The government said Thursday its Crown liquor corporation will also drop injunctions launched three weeks ago in provincial Supreme Court against Wine Kitz Halifax and Water ‘n’ Wine in New Glasgow.
The government introduced regulatory changes in 2011 giving the Nova Scotia Liquor Corp. the authority to seek a court order to prevent businesses from allowing customers to use brew kits on their premises.
The ensuing court case uncorked a torrent of condemnation among opposition parties, entrepreneurs and hobbyists who argued the law was anti-competitive and picked on small businesses.

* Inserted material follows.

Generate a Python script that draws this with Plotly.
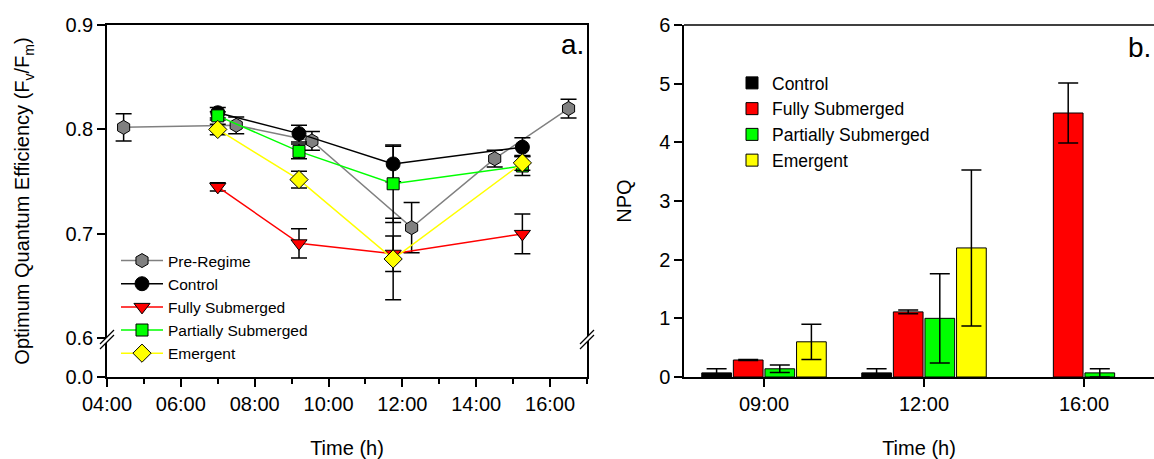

Employees at Wine Kitz Halifax cheered when they learned of the news.
“I’m thrilled beyond belief because it’s been a bit of a nightmare,” owner Ross Harrington said in an interview.
“I’m really proud of all Nova Scotians. Nova Scotians stood up and made their voice heard.”
But Harrington said the government’s about-face doesn’t soothe the sting of lost business since he stopped offering in-store brewing. He pegged the loss at about $18,000 plus some $10,000 in legal fees.
“To be out of pocket to defend your livelihood and then they admit they’re wrong or they made a mistake, and not compensate me for it?” he said. “That’s just insult to injury.”
Justice Minister Ross Landry said the government will study the law in other provinces and develop new regulations that will allow on-site fermenting.
According to the Nova Scotia government, in-store wine and beer production is permitted in five provinces: Prince Edward Island, New Brunswick, Ontario, Saskatchewan and British Columbia.
“We’ve heard from many Nova Scotians that they want the choice to make wine and beer in a retail setting,” Landry said Thursday in a news release.
“Moving in this direction will also ensure a level playing field for all retailers who want to provide this service to their customers.”
Harrington was skeptical of the government’s motives.
“It’s an about-face to save face. The reality is it’s been handled poorly from the beginning,” he said.
“The NSLC, at the hand of the NDP government, has been unduly empowered to take this action. They’re a huge corporation. I’m not a threat. For them to be so petty, it’s disturbing.”